Why it matters:Misunderstanding UTF-8 limits can cause wrong assumptions about file compatibility.
Expert Zone
1
Unicode includes private use areas where companies can define their own characters, which can cause compatibility issues.
2
UTF-8's design allows ASCII characters to be stored as single bytes, making it backward compatible and efficient for English text.
3
Normalization forms (NFC, NFD) affect how text is stored and compared, impacting database indexing and search accuracy.
When NOT to use
ASCII should not be used when working with non-English text or symbols; instead, use Unicode with UTF-8 encoding. For legacy systems limited to ASCII, conversion or transliteration may be necessary. Avoid fixed-width Unicode encodings like UTF-32 for storage due to inefficiency unless random access to characters is critical.
Production Patterns
In real-world systems, UTF-8 is the standard encoding for web pages, databases, and APIs because it balances compatibility and efficiency. Software often normalizes Unicode text before processing to avoid subtle bugs. Legacy ASCII data is converted to Unicode for internationalization. Developers must handle encoding explicitly when reading or writing files to prevent mojibake (garbled text).
Connections
Data Compression
Encoding text efficiently relates to compressing data by reducing storage size.
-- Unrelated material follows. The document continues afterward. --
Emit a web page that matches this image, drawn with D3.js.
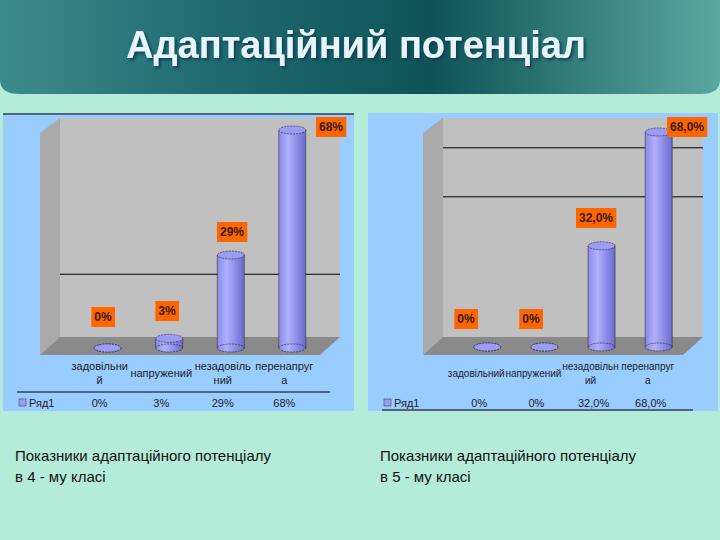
<!DOCTYPE html>
<html><head><meta charset="utf-8">
<script src="https://cdn.jsdelivr.net/npm/d3@7"></script>
<style>body{margin:0;background:#b4ecd9}</style>
</head><body>
<script>
const labels4 = [["задовільни","й"], ["напружений"], ["незадовіль","ний"], ["перенапруг","а"]];
const values4 = [0, 3, 29, 68];
const text4 = ["0%", "3%", "29%", "68%"];
const labels5 = [["задовільний"], ["напружений"], ["незадовільн","ий"], ["перенапруг","а"]];
const values5 = [0, 0, 32, 68];
const text5 = ["0%", "0%", "32,0%", "68,0%"];

const svg = d3.select("body").append("svg").attr("width", 720).attr("height", 540);
const defs = svg.append("defs");
const hg = defs.append("linearGradient").attr("id", "hdr").attr("x1", 0).attr("x2", 1);
[["0%","#3d8c8c"],["30%","#1f6a70"],["60%","#0f5358"],["100%","#5aa8a0"]].forEach(s=>hg.append("stop").attr("offset",s[0]).attr("stop-color",s[1]));
const cg = defs.append("linearGradient").attr("id", "cyl").attr("x1", 0).attr("x2", 1);
[["0%","#8a8ae8"],["35%","#b0b0ff"],["100%","#6a6acc"]].forEach(s=>cg.append("stop").attr("offset",s[0]).attr("stop-color",s[1]));
const sh = defs.append("filter").attr("id","shadow").attr("x","-10%").attr("y","-30%").attr("width","120%").attr("height","160%");
sh.append("feDropShadow").attr("dx",2).attr("dy",2).attr("stdDeviation",1.5).attr("flood-color","#0a3a50").attr("flood-opacity",0.9);

// header banner
svg.append("path").attr("d","M0,0 H720 V80 Q720,94 700,94 H20 Q0,94 0,80 Z").attr("fill","url(#hdr)");
svg.append("text").attr("x", 356).attr("y", 58).attr("text-anchor","middle")
  .attr("font-family","Liberation Sans, Arial").attr("font-weight","bold").attr("font-size",38)
  .attr("fill","#e6f6ff").attr("filter","url(#shadow)").text("Адаптаційний потенціал");

function chart(o) {
  const g = svg.append("g");
  g.append("rect").attr("x", o.px).attr("y", 113).attr("width", o.pw).attr("height", 298).attr("fill", "#99ccff");
  const x = d3.scaleBand().domain(o.labels.map((d,i)=>i)).range([o.wx, o.wx2]).padding(0.55);
  const y = d3.scaleLinear().domain([0, 68]).range([o.base, o.top68]);
  g.append("path").attr("d",`M${o.wx-20},133 L${o.wx},118 L${o.wx},337 L${o.wx-20},355 Z`).attr("fill","#aaaaaa");
  g.append("rect").attr("x", o.wx).attr("y", 118).attr("width", o.wx2-o.wx).attr("height", 219).attr("fill","#c0c0c0");
  g.append("path").attr("d",`M${o.wx},337 H${o.wx2} L${o.wx2-20},355 H${o.wx-20} Z`).attr("fill","#8a8a8a");
  o.grid.forEach(v=>g.append("line").attr("x1",o.wx).attr("x2",o.wx2).attr("y1",y(v)).attr("y2",y(v)).attr("stroke","#000"));
  const bw = 27, ry = 4;
  o.values.forEach((v,i)=>{
    const cx = x(i) + x.bandwidth()/2;
    const yt = y(v);
    g.append("rect").attr("x", cx-bw/2).attr("y", yt).attr("width", bw).attr("height", o.base-yt).attr("fill","url(#cyl)");
    g.append("ellipse").attr("cx",cx).attr("cy",o.base).attr("rx",bw/2).attr("ry",ry).attr("fill","url(#cyl)").attr("stroke","#222").attr("stroke-width",0.6).attr("stroke-dasharray","2,1");
    g.append("line").attr("x1",cx-bw/2).attr("x2",cx-bw/2).attr("y1",yt).attr("y2",o.base).attr("stroke","#333").attr("stroke-width",0.6);
    g.append("line").attr("x1",cx+bw/2).attr("x2",cx+bw/2).attr("y1",yt).attr("y2",o.base).attr("stroke","#333").attr("stroke-width",0.6);
    g.append("ellipse").attr("cx",cx).attr("cy",yt).attr("rx",bw/2).attr("ry",ry).attr("fill","#9c9cf4").attr("stroke","#222").attr("stroke-width",0.6).attr("stroke-dasharray","2,1");
    const lx = o.labPos[i][0], ly = o.labPos[i][1];
    const t = g.append("text").attr("x", lx).attr("y", ly).attr("text-anchor","middle")
      .attr("font-family","Liberation Sans, Arial").attr("font-weight","bold").attr("font-size",12).attr("fill","#3a1a00").text(o.text[i]);
    const b = t.node().getBBox();
    g.insert("rect", () => t.node()).attr("x", b.x-3).attr("y", b.y-3).attr("width", b.width+6).attr("height", b.height+6).attr("fill","#ff6600");
    const lines = o.labels[i];
    lines.forEach((s,k)=>g.append("text").attr("x", cx + o.labOff).attr("y", (lines.length>1?370:377) + k*14)
      .attr("text-anchor","middle").attr("font-family","Liberation Sans, Arial").attr("font-size",o.fs).attr("fill","#222").text(s));
    g.append("text").attr("x", cx - 8).attr("y", 407).attr("text-anchor","middle")
      .attr("font-family","Liberation Sans, Arial").attr("font-size",11).attr("fill","#222").text(o.text[i]);
  });
  g.append("rect").attr("x", o.px+16).attr("y", 399).attr("width", 7).attr("height", 7).attr("fill","#9c9cf4").attr("stroke","#333").attr("stroke-width",0.5);
  g.append("text").attr("x", o.px+26).attr("y", 407).attr("font-family","Liberation Sans, Arial").attr("font-size",11).attr("fill","#222").text("Ряд1");
  g.append("line").attr("x1", o.px+14).attr("x2", o.wx2-10).attr("y1", o.tableLine).attr("y2", o.tableLine).attr("stroke","#000");
  if (o.topLine) g.append("line").attr("x1", o.px).attr("x2", o.px+o.pw).attr("y1", 114).attr("y2", 114).attr("stroke","#000");
  g.append("text").attr("x", o.px+12).attr("y", 461).attr("font-family","Liberation Sans, Arial").attr("font-size",15).attr("fill","#111").text(o.cap1);
  g.append("text").attr("x", o.px+12).attr("y", 482).attr("font-family","Liberation Sans, Arial").attr("font-size",15).attr("fill","#111").text(o.cap2);
}

chart({px:3, pw:351, wx:60, wx2:340, base:348, top68:130, values:values4, text:text4, labels:labels4, grid:[23],
  labPos:[[103,321],[167,315],[232,236],[331,131]], tableLine:392, topLine:true, labOff:-8, fs:11,
  cap1:"Показники адаптаційного потенціалу", cap2:"в 4 - му класі"});
chart({px:368, pw:350, wx:443, wx2:703, base:347, top68:132, values:values5, text:text5, labels:labels5, grid:[63,47.5],
  labPos:[[466,323],[531,323],[596,222],[687,131]], tableLine:410, topLine:false, labOff:-11, fs:10,
  cap1:"Показники адаптаційного потенціалу", cap2:"в 5 - му класі"});
</script>
</body></html>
Understanding variable-length encodings like UTF-8 helps grasp how compression algorithms save space by using shorter codes for common data.
Human Languages and Linguistics
Unicode supports scripts and symbols from all human languages, connecting computing to linguistics.
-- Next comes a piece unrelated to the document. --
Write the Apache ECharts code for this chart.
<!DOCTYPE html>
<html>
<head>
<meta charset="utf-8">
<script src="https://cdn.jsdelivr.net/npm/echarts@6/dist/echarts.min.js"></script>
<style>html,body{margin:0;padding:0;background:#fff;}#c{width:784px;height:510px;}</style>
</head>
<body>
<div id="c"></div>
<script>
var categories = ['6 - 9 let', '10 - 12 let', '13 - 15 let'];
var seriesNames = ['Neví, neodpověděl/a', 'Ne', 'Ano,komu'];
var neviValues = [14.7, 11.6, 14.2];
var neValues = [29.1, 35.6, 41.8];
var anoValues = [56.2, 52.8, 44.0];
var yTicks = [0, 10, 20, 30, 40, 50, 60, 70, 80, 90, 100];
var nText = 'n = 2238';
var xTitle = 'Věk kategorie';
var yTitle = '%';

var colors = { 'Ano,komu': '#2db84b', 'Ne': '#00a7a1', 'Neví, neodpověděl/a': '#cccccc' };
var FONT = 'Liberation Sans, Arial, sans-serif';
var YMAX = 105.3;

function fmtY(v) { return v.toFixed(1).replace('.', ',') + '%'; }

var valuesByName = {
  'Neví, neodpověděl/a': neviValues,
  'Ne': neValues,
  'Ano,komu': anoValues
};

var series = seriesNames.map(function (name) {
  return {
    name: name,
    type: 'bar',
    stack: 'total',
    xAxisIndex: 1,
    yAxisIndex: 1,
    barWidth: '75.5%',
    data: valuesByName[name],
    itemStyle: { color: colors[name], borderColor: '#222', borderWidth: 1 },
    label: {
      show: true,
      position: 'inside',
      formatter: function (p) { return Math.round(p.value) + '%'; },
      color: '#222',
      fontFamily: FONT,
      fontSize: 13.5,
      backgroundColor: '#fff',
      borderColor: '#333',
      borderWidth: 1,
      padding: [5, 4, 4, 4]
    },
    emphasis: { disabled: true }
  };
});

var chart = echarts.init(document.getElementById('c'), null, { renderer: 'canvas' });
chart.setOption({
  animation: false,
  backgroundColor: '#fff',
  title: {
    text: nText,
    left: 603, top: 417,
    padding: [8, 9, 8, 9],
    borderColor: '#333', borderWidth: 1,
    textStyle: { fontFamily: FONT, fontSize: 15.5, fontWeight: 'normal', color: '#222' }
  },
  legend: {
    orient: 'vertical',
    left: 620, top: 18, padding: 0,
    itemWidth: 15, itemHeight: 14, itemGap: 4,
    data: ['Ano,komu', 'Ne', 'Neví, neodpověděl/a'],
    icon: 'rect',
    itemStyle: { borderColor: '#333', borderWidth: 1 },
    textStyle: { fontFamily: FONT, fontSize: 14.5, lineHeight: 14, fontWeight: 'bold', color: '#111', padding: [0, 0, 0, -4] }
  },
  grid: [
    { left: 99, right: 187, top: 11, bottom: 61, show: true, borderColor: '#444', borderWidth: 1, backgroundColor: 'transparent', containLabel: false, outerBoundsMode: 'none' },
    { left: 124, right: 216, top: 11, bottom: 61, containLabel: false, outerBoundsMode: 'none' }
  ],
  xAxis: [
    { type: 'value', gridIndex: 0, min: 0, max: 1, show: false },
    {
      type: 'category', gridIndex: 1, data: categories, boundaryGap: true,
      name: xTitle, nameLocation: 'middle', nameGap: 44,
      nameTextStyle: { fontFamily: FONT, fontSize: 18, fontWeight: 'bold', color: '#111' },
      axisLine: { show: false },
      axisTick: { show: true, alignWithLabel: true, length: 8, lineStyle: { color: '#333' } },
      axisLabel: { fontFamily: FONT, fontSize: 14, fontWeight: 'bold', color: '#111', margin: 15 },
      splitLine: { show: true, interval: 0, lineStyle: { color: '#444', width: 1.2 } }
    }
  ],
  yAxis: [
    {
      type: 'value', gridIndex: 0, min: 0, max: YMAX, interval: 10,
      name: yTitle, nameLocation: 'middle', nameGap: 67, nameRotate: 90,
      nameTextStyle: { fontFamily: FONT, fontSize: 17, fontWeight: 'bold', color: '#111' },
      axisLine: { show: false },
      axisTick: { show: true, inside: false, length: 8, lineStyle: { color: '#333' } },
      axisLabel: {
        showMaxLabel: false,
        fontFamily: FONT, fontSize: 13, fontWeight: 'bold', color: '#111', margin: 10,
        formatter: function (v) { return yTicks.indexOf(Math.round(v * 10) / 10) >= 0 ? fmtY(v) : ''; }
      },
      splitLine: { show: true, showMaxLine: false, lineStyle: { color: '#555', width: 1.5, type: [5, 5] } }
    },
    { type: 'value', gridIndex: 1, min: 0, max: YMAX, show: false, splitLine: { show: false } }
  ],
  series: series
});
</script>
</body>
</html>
Knowing Unicode's role reveals how computing adapts to human diversity and language complexity.
Library Cataloging Systems
Assigning unique codes to characters is like cataloging books with unique IDs.
This cross-domain link shows how organizing information with unique identifiers is a universal problem solved similarly in different fields.
Common Pitfalls
#1Assuming all text files use ASCII encoding.
Wrong approach:Opening a UTF-8 encoded file as ASCII and reading bytes directly without decoding.
Correct approach:Always specify UTF-8 encoding when reading or writing text files that may contain non-ASCII characters.
Root cause:Misunderstanding that ASCII is a subset of Unicode and that UTF-8 is the common encoding for Unicode text.
#2Comparing Unicode strings without normalization.
Wrong approach:if (string1 == string2) { /* equal */ } without normalizing strings first.
Correct approach:Normalize both strings using NFC or NFD before comparison to ensure equivalence.
Root cause:Ignoring that the same character can have multiple Unicode representations.
#3Using fixed-width encoding like UTF-32 for all text storage.
Wrong approach:Storing all text in UTF-32 to simplify indexing without considering size.
Correct approach:Use UTF-8 for storage and UTF-32 only when fixed-width access is necessary and storage cost is acceptable.
Root cause:Not balancing storage efficiency with access needs.
Key Takeaways
Text in computers is stored as numbers representing characters using systems like ASCII and Unicode.
ASCII covers basic English characters using 7 bits, but it cannot represent global languages or symbols.
Unicode assigns unique codes to characters from almost all languages and symbols, enabling universal text representation.
Encoding formats like UTF-8 store Unicode characters efficiently using variable bytes per character.
Handling Unicode correctly requires understanding normalization and encoding to avoid bugs in text processing.